Should hotels provide charging cables in guest rooms? Providing universal charging cables (USB-C to USB-C, USB-C to Lightning/MagSafe for Apple devices) is a high-perceived-value amenity that addresses the “forgot my cable” scenario. Single-use or per-stay charging cables are offered at luxury properties. The practical alternative — communicating to guests that cables are available at the front desk — handles occasional requests without stocking cables in every room. Cables in rooms increase theft and housekeeping replacement costs.

How does in-room USB charging power affect hotel electrical infrastructure? Individual USB-C PD ports draw at most 5–6 amps at 120V at maximum power delivery. The aggregate load of hotel-wide USB-C charging is not a significant electrical infrastructure concern — the power draw of in-room charging is modest compared to HVAC and lighting loads. Electrical infrastructure planning for USB-C retrofits primarily concerns outlet accessibility (position within reach of devices) rather than capacity.

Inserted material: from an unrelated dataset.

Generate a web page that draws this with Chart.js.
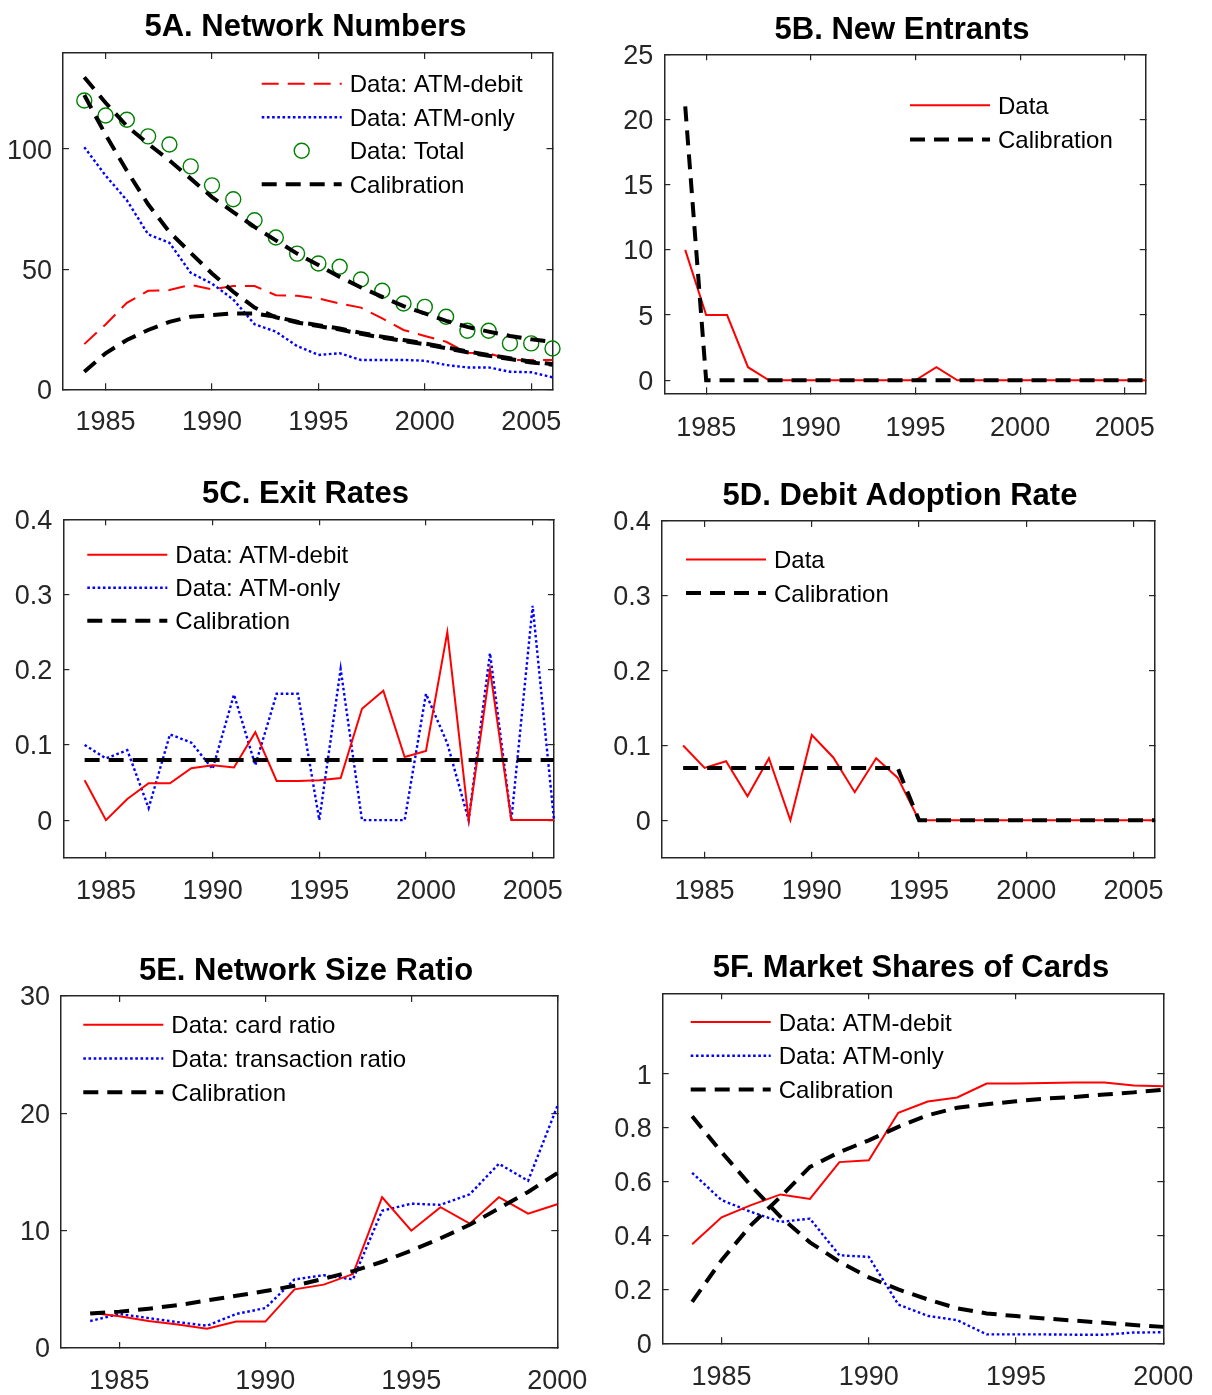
<!DOCTYPE html>
<html>
<head>
<meta charset="utf-8">
<script src="https://cdn.jsdelivr.net/npm/chart.js@4.4.1/dist/chart.umd.min.js"></script>
<style>
html,body{margin:0;padding:0;background:#fff;}
#wrap{position:relative;width:1212px;height:1395px;overflow:hidden;background:#fff;}
#wrap canvas{position:absolute;}
</style>
</head>
<body>
<div id="wrap">
<canvas id="cA"></canvas>
<canvas id="cB"></canvas>
<canvas id="cC"></canvas>
<canvas id="cD"></canvas>
<canvas id="cE"></canvas>
<canvas id="cF"></canvas>
</div>
<script>
// ---------------- DATA ----------------
const years84to06 = [1984,1985,1986,1987,1988,1989,1990,1991,1992,1993,1994,1995,1996,1997,1998,1999,2000,2001,2002,2003,2004,2005,2006];
const years84to00 = [1984,1985,1986,1987,1988,1989,1990,1991,1992,1993,1994,1995,1996,1997,1998,1999,2000];

// 5A Network Numbers
const aAtmDebit = [18.8,27,36,41,41.3,43.5,41.6,43,43,39.2,38.9,37.8,35.7,34,29.5,24.7,22.2,19.8,15.2,15,12.2,12.2,12.2];
const aAtmOnly  = [100.8,89,78.7,64.5,61,48.5,44,37.4,27.1,24,18,14.3,15,12.2,12.2,12.2,11.9,10.1,9.1,9.1,7.3,7.1,5];
const aTotal    = [120.2,114,112.2,105.3,101.9,92.8,84.9,79.1,70.4,63.2,56.5,52.4,51,45.7,41,35.7,34.3,30.2,24.4,24.4,19.1,19.1,17];
const aCalTotal = [129.9,119.3,109.6,102.2,95.3,87.7,80,73.8,67.6,62,56.5,51.7,46.8,42.4,38.5,34.6,31.6,28.5,26,24,22.2,20.8,19.8];
const aCalOnly  = [122.5,106,91,77,65.5,56.8,48.2,40.6,34,30,27.8,26.3,24.9,23.1,21.5,20.1,18.7,17.1,15.4,14,12.6,11.2,10.2];
const aCalDebit = [7.3,15,20.5,24.7,28.1,30.2,30.9,31.6,31.6,30.2,28.1,26.7,25.3,23.5,21.9,20.5,19.1,17.5,15.7,14.3,12.9,11.5,10.5];

// 5B New Entrants
const bData = [10,5,5,1,0,0,0,0,0,0,0,0,1,0,0,0,0,0,0,0,0,0,0];
const bCal  = [21,0,0,0,0,0,0,0,0,0,0,0,0,0,0,0,0,0,0,0,0,0,0];

// 5C Exit Rates
const cAtmDebit = [0.053,0,0.028,0.049,0.049,0.069,0.073,0.07,0.117,0.052,0.052,0.053,0.056,0.148,0.172,0.084,0.092,0.25,0,0.2,0,0,0];
const cAtmOnly  = [0.1,0.082,0.093,0.016,0.114,0.103,0.068,0.167,0.073,0.168,0.168,0,0.201,0,0,0,0.168,0.102,0,0.222,0,0.285,0];
const cCal      = [0.08,0.08,0.08,0.08,0.08,0.08,0.08,0.08,0.08,0.08,0.08,0.08,0.08,0.08,0.08,0.08,0.08,0.08,0.08,0.08,0.08,0.08,0.08];

// 5D Debit Adoption Rate
const dData = [0.1,0.07,0.079,0.032,0.083,0,0.114,0.084,0.0375,0.083,0.057,0,0,0,0,0,0,0,0,0,0,0,0];
const dCal  = [0.07,0.07,0.07,0.07,0.07,0.07,0.07,0.07,0.07,0.07,0.07,0,0,0,0,0,0,0,0,0,0,0,0];

// 5E Network Size Ratio
const eCard  = [3.0,2.7,2.3,2.0,1.65,2.25,2.25,5.0,5.4,6.3,12.85,10.0,12.0,10.6,12.85,11.45,12.25];
const eTrans = [2.3,2.9,2.55,2.2,1.9,2.9,3.4,5.85,6.2,5.85,11.7,12.3,12.2,13.1,15.7,14.25,20.6];
const eCal   = [2.95,3.1,3.35,3.65,4.05,4.45,4.85,5.3,5.9,6.55,7.35,8.3,9.35,10.5,11.9,13.3,14.9];

// 5F Market Shares of Cards
const fAtmDebit = [0.368,0.468,0.513,0.553,0.536,0.673,0.68,0.856,0.898,0.913,0.965,0.965,0.967,0.969,0.969,0.958,0.955];
const fAtmOnly  = [0.633,0.532,0.488,0.451,0.463,0.327,0.321,0.144,0.102,0.086,0.033,0.033,0.033,0.032,0.032,0.04,0.041];
const fCalDebit = [0.154,0.309,0.439,0.544,0.655,0.71,0.754,0.804,0.847,0.875,0.888,0.899,0.909,0.915,0.924,0.932,0.942];
const fCalOnly  = [0.843,0.71,0.585,0.47,0.375,0.303,0.245,0.2,0.163,0.13,0.111,0.101,0.092,0.084,0.076,0.068,0.061];

// Tick labels
const xTicks06 = [1985,1990,1995,2000,2005];
const xTicks00 = [1985,1990,1995,2000];
const yTicksA = [0,50,100];
const yTicksB = [0,5,10,15,20,25];
const yTicksCD = [0,0.1,0.2,0.3,0.4];
const yTicksCDLabels = ['0','0.1','0.2','0.3','0.4'];
const yTicksE = [0,10,20,30];
const yTicksF = [0,0.2,0.4,0.6,0.8,1];
const yTicksFLabels = ['0','0.2','0.4','0.6','0.8','1'];

const titles = ['5A. Network Numbers','5B. New Entrants','5C. Exit Rates','5D. Debit Adoption Rate','5E. Network Size Ratio','5F. Market Shares of Cards'];

// ---------------- STYLE ----------------
const FONT = "'Liberation Sans', Arial, Helvetica, sans-serif";
const AXIS = '#262626';
const TICK_SIZE = 27, TITLE_SIZE = 31, LEG_SIZE = 24;
const redDash  = {borderColor:'#ff0000', borderWidth:2, borderDash:[17,9]};
const redSolid = {borderColor:'#ff0000', borderWidth:2, borderDash:[]};
const blueDot  = {borderColor:'#0000ff', borderWidth:2.4, borderDash:[2.6,2.6]};
const blackDash= {borderColor:'#000000', borderWidth:4, borderDash:[15,9]};

function pts(xs, ys){ return xs.map((x,i)=>({x:x, y:ys[i]})); }
function line(label, xs, ys, style, order){
  return Object.assign({label:label, data:pts(xs,ys), pointRadius:0, fill:false, tension:0, clip:false, order:order}, style);
}
function circles(label, xs, ys){
  return {label:label, data:pts(xs,ys), showLine:false, pointStyle:'circle', pointRadius:7.5,
    pointBorderColor:'#008000', pointBackgroundColor:'rgba(0,0,0,0)', pointBorderWidth:1.4,
    borderColor:'#008000', backgroundColor:'rgba(0,0,0,0)', clip:false, order:1};
}

// legend drawn inside the plot area
const insideLegend = {
  id:'insideLegend',
  afterDatasetsDraw(chart, args, opts){
    if(!opts || !opts.items) return;
    const ctx = chart.ctx, ca = chart.chartArea;
    ctx.save();
    ctx.font = LEG_SIZE + 'px ' + FONT;
    ctx.textBaseline = 'middle';
    ctx.textAlign = 'left';
    opts.items.forEach((idx, i) => {
      const ds = chart.data.datasets[idx];
      const x0 = ca.left + opts.dx, y = ca.top + opts.dy + i*opts.step;
      const len = 80;
      if(ds.showLine === false){
        ctx.beginPath();
        ctx.setLineDash([]);
        ctx.lineWidth = ds.pointBorderWidth;
        ctx.strokeStyle = ds.pointBorderColor;
        ctx.arc(x0 + len/2, y, ds.pointRadius, 0, Math.PI*2);
        ctx.stroke();
      } else {
        ctx.beginPath();
        ctx.setLineDash(ds.borderDash || []);
        ctx.lineWidth = ds.borderWidth;
        ctx.strokeStyle = ds.borderColor;
        ctx.moveTo(x0, y); ctx.lineTo(x0+len, y);
        ctx.stroke();
      }
      ctx.setLineDash([]);
      ctx.fillStyle = '#000';
      ctx.fillText(ds.label, x0 + len + 8, y + 2);
    });
    ctx.restore();
  }
};

function makePanel(p){
  const cv = document.getElementById(p.id);
  cv.width = p.w; cv.height = p.h;
  cv.style.left = p.left + 'px'; cv.style.top = p.top + 'px';
  const lh = TITLE_SIZE*1.2;
  const padTop = p.titleY - p.top - lh/2;
  const padBottom = p.plot.t - p.titleY - lh/2;
  const tickFont = {family:FONT, size:TICK_SIZE};
  const gridOpt = {drawOnChartArea:false, tickLength:-6, color:AXIS, lineWidth:1.2};
  const borderOpt = {display:true, color:AXIS, width:1.5};
  const xLabel = v => String(v);
  const yLabel = v => { const i = p.yTicks.indexOf(v); return (p.yLabels && i>=0) ? p.yLabels[i] : String(v); };
  return new Chart(cv, {
    type:'line',
    data:{datasets:p.datasets},
    plugins:[insideLegend],
    options:{
      responsive:false, animation:false, devicePixelRatio:1, events:[],
      layout:{padding:0},
      plugins:{
        legend:{display:false}, tooltip:{enabled:false},
        title:{display:true, text:p.title, color:'#000', font:{family:FONT, size:TITLE_SIZE, weight:'bold', lineHeight:1.2}, padding:{top:padTop, bottom:padBottom}},
        insideLegend:p.legend
      },
      scales:{
        x:{type:'linear', position:'bottom', min:p.xMin, max:p.xMax,
           afterBuildTicks:s=>{ s.ticks = p.xTicks.map(v=>({value:v})); },
           ticks:{font:tickFont, color:AXIS, padding:p.xPad, maxRotation:0, minRotation:0, autoSkip:false, callback:xLabel},
           grid:gridOpt, border:borderOpt,
           afterFit:s=>{ s.height = p.top + p.h - p.plot.b; }},
        x2:{type:'linear', position:'top', min:p.xMin, max:p.xMax,
           afterBuildTicks:s=>{ s.ticks = p.xTicks.map(v=>({value:v})); },
           ticks:{display:false}, grid:gridOpt, border:borderOpt,
           afterFit:s=>{ s.height = 0; }},
        y:{type:'linear', position:'left', min:p.yMin, max:p.yMax,
           afterBuildTicks:s=>{ s.ticks = p.yTicks.map(v=>({value:v})); },
           ticks:{font:tickFont, color:AXIS, padding:17, labelOffset:2, autoSkip:false, callback:yLabel},
           grid:gridOpt, border:borderOpt,
           afterFit:s=>{ s.width = p.plot.l - p.left; }},
        y2:{type:'linear', position:'right', min:p.yMin, max:p.yMax,
           afterBuildTicks:s=>{ s.ticks = p.yTicks.map(v=>({value:v})); },
           ticks:{display:false}, grid:gridOpt, border:borderOpt,
           afterFit:s=>{ s.width = p.left + p.w - p.plot.r; }}
      }
    }
  });
}

// canvas widths chosen so each title is centred where the reference title sits
// 5A
makePanel({id:'cA', left:0, top:0, w:611, h:445, plot:{l:63, t:53, r:552.5, b:389.3}, titleY:27.5, title:titles[0],
  xMin:1983, xMax:2006, xTicks:xTicks06, xPad:23, yMin:0, yMax:140, yTicks:yTicksA,
  datasets:[
    line('Data: ATM-debit', years84to06, aAtmDebit, redDash, 2),
    line('Data: ATM-only', years84to06, aAtmOnly, blueDot, 2),
    circles('Data: Total', years84to06, aTotal),
    line('Calibration', years84to06, aCalTotal, blackDash, 0),
    line('Calibration (ATM-only)', years84to06, aCalOnly, blackDash, 0),
    line('Calibration (ATM-debit)', years84to06, aCalDebit, blackDash, 0)
  ],
  legend:{items:[0,1,2,3], dx:198.7, dy:30.8, step:33.5}
});

// 5B
makePanel({id:'cB', left:600, top:0, w:604, h:445, plot:{l:664.3, t:54.3, r:1145.7, b:393.3}, titleY:30.5, title:titles[1],
  xMin:1983, xMax:2006, xTicks:xTicks06, xPad:25, yMin:-1, yMax:25, yTicks:yTicksB,
  datasets:[
    line('Data', years84to06, bData, redSolid, 1),
    line('Calibration', years84to06, bCal, blackDash, 0)
  ],
  legend:{items:[0,1], dx:245.7, dy:51, step:34.3}
});

// 5C
makePanel({id:'cC', left:0, top:440, w:611, h:470, plot:{l:63.3, t:519.3, r:554, b:857.7}, titleY:494.5, title:titles[2],
  xMin:1983, xMax:2006, xTicks:xTicks06, xPad:23.5, yMin:-0.05, yMax:0.4, yTicks:yTicksCD, yLabels:yTicksCDLabels,
  datasets:[
    line('Data: ATM-debit', years84to06, cAtmDebit, redSolid, 1),
    line('Data: ATM-only', years84to06, cAtmOnly, blueDot, 2),
    line('Calibration', years84to06, cCal, blackDash, 0)
  ],
  legend:{items:[0,1,2], dx:24, dy:35.5, step:33}
});

// 5D
makePanel({id:'cD', left:600, top:440, w:600, h:470, plot:{l:661.7, t:521, r:1155, b:857.7}, titleY:496.5, title:titles[3],
  xMin:1983, xMax:2006, xTicks:xTicks06, xPad:23.5, yMin:-0.05, yMax:0.4, yTicks:yTicksCD, yLabels:yTicksCDLabels,
  datasets:[
    line('Data', years84to06, dData, redSolid, 1),
    line('Calibration', years84to06, dCal, blackDash, 0)
  ],
  legend:{items:[0,1], dx:24.3, dy:38.5, step:33.4}
});

// 5E
makePanel({id:'cE', left:0, top:915, w:612, h:480, plot:{l:61, t:996, r:557.3, b:1348}, titleY:971.5, title:titles[4],
  xMin:1983, xMax:2000, xTicks:xTicks00, xPad:23.5, yMin:0, yMax:30, yTicks:yTicksE,
  datasets:[
    line('Data: card ratio', years84to00, eCard, redSolid, 1),
    line('Data: transaction ratio', years84to00, eTrans, blueDot, 2),
    line('Calibration', years84to00, eCal, blackDash, 0)
  ],
  legend:{items:[0,1,2], dx:22.3, dy:28.8, step:33.7}
});

// 5F
makePanel({id:'cF', left:600, top:915, w:622, h:480, plot:{l:662.7, t:993.3, r:1163.3, b:1343.3}, titleY:968.5, title:titles[5],
  xMin:1983, xMax:2000, xTicks:xTicks00, xPad:24, yMin:0, yMax:1.3, yTicks:yTicksF, yLabels:yTicksFLabels,
  datasets:[
    line('Data: ATM-debit', years84to00, fAtmDebit, redSolid, 1),
    line('Data: ATM-only', years84to00, fAtmOnly, blueDot, 2),
    line('Calibration', years84to00, fCalDebit, blackDash, 0),
    line('Calibration (ATM-only)', years84to00, fCalOnly, blackDash, 0)
  ],
  legend:{items:[0,1,2], dx:28, dy:28.8, step:33.7}
});
</script>
</body>
</html>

Are there hotel brand standards for in-room charging infrastructure? Major hotel brands increasingly specify minimum in-room charging requirements as part of brand standards for new construction and renovation. Hilton’s Connected Room initiative, Marriott’s room technology standards, and Hyatt’s brand standards all address in-room power and technology infrastructure. Franchisees should confirm current brand standards before finalizing renovation scopes — incomplete specification against brand requirements can create PIP (Property Improvement Plan) obligations.